Taking up a rake within his studio during our video call, Benjamin showed me how Ceiling, a performative installation work of his from 2019, becomes sonically activated by bodily labor. Ceiling consists of a rectangular plot of broken tempered glass arranged in the center of a gallery floor. Often installed alongside the artist’s blacklight sculptures, the glass gives off a signature violet glow—its original transparency turned to pure color, its invisibility alight within the space. Ceiling’s sound is activated by the entry of a person onto the scene, sometimes the artist himself.

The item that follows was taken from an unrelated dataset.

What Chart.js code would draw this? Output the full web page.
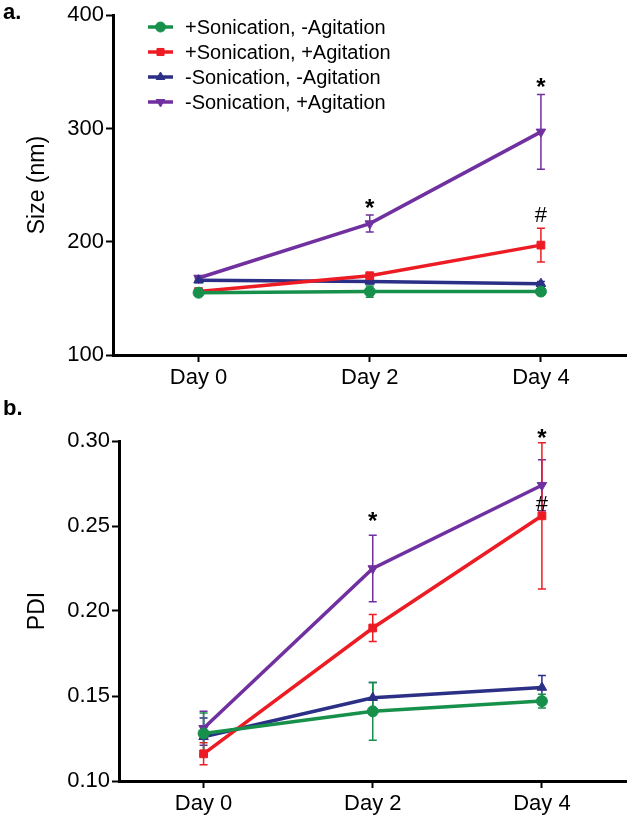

Ceiling offers a very different sort of response to Benjamin’s central line of inquiry: “If the color black had a sound what would it be?” The sound of Ceiling is again cyclical and durational, as it is with Summer Breeze, but here it is encapsulated by a sound that reroutes the audience’s sonic expectations by entirely different methods. The sound of raking and walking upon the broken glass are unconventional and yet familiar: its repetitions are even and natural, though inorganic. The sound emitted by the broken glass, under the careful foot of Ceiling’s slow laborer, is a meditative crunch and slightly shattering crackle repeated ad absurdum. The work exposes the slightest movements of its performer. It is a work, like Black Suns, aware of its revealing nature and its material precarity.
Thus, one among Benjamin’s many definitions of sonic blackness is evidenced by each piece of glass crushed underfoot. As the glass falls to pieces over the duration of the performance, Benjamin attests that it is blackness itself that lives in the break. It is, across his practice, at once constant and fleeting, cyclical and new. It is the unnameable thing that crosses lines, forecloses boundaries, reroutes itself and starts again elsewhere. In a way, the dramatic cuts that are constitutive of Benjamin’s looped audio-visual installations speak for themselves. Traversing the fundamentally historical space between now and then, blackness is that which cuts across the gap. As with every good discontinuum, blackness, for Benjamin, is that which lives in the gap between past and present; the space between here and there; and the chasm posited between the seen and the unseen.